Purim is the holiday associated with the story of Esther. She was chosen to be queen of Persia, “for such a time as this”, her uncle Mordecai, told her, in order to save the Jewish people from an extermination plot. You can read her story in the Bible, the book of Esther. Today Jews all over the world sing, dance, feast, and act out the story. The children boo and hiss at the name of Haman, the villain; cheer for Mordecai ; and sigh whenever the name of beautiful Esther is mentioned.
So why should Gentiles celebrate Purim?
Several years ago as Tim and I walked out of church on Sunday morning, I asked him, “What is this thing we do on Sunday mornings, and why is it so different from what we read in the book of Acts?”
As we started our research journey on the history of the “church”, the first stopping point was learning that the word “church” in the New Testament, never meant a building or a “Christian” congregation. The word translated, “church”, we learned is “ekklesia”–it means the called out ones, or an assembly of the called out ones.
All of our paradigms began to change.
We have been studying the Jewish roots of Christianity ever since. We have come such a long way in this journey, and learned so much that it will take many blog posts to map out the path. So today, I will just say this:
To read what we call the New Testament, without understanding the Jewish context of it, is like reading a webpage and not clicking on the hyperlinks.

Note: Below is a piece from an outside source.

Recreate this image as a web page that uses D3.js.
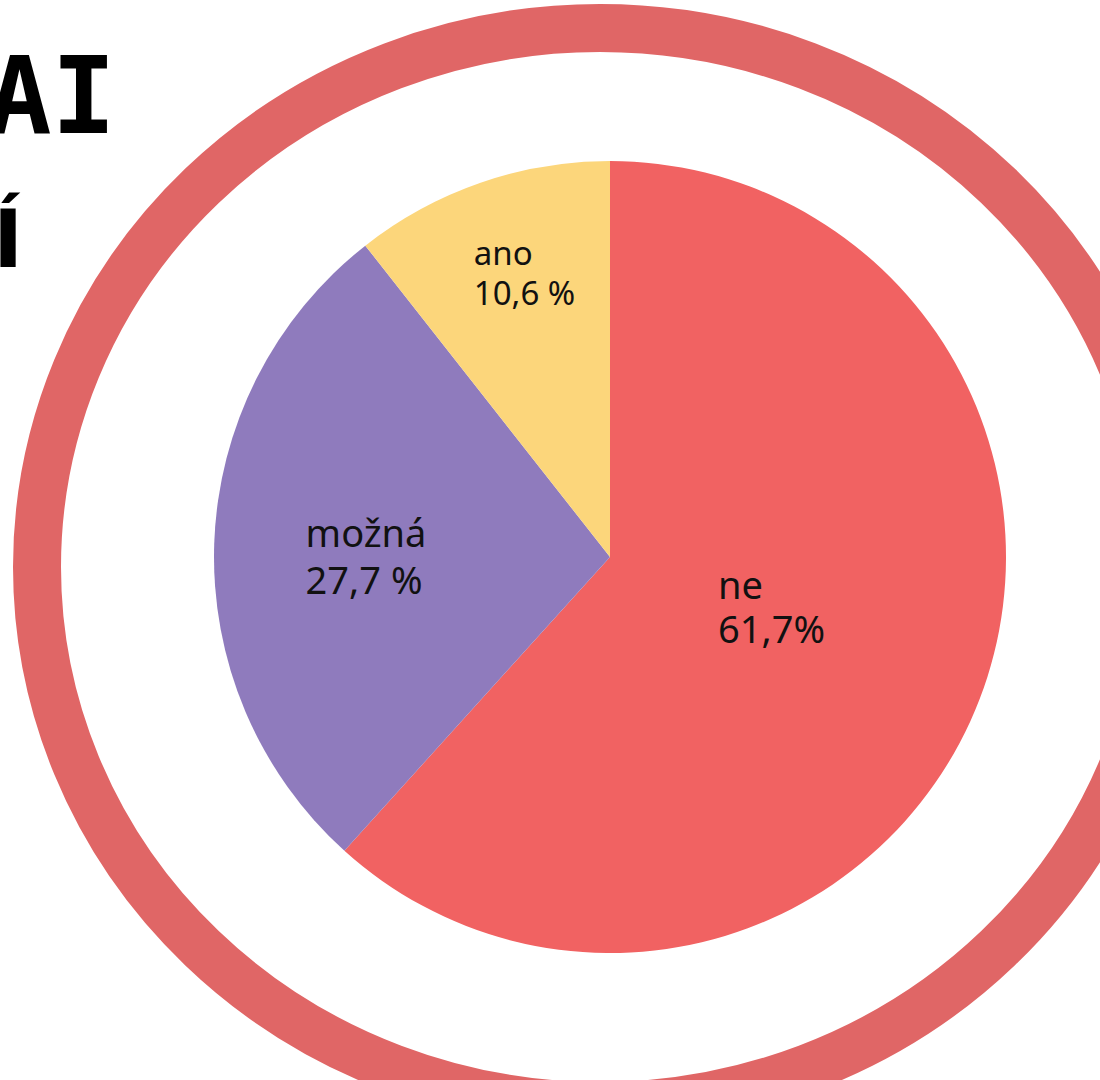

Nearly every verse of the New Testament refers back to something in the “Old” Testament. And ALL of the “New” Testament was written by Jews, with the probable exceptions of the books of Luke and Acts. The whole Bible is Jewish.
We used to call ourselves, “Christians”. We now call ourselves, “Messianic Gentiles”.
In the coming weeks I hope to map our our journey, to explain the changes, and, Lord willing, inspire other people to dig for the roots.
So, why did a couple of aging Gentiles and our friend, dress up on costumes and go to a Purim party? First because our new Messianic Jewish friend invited us, but mostly because we want to draw closer to the Jewish community, learn from it, to demonstrate that we understand that the Jews were chosen by God to deliver his Word to the world. They were, and are, the chosen people. Jesus is a Jew. For that we are, and will be, forever grateful that Esther was chosen to save the Jews from annellation thereby enabling us to be grafted in.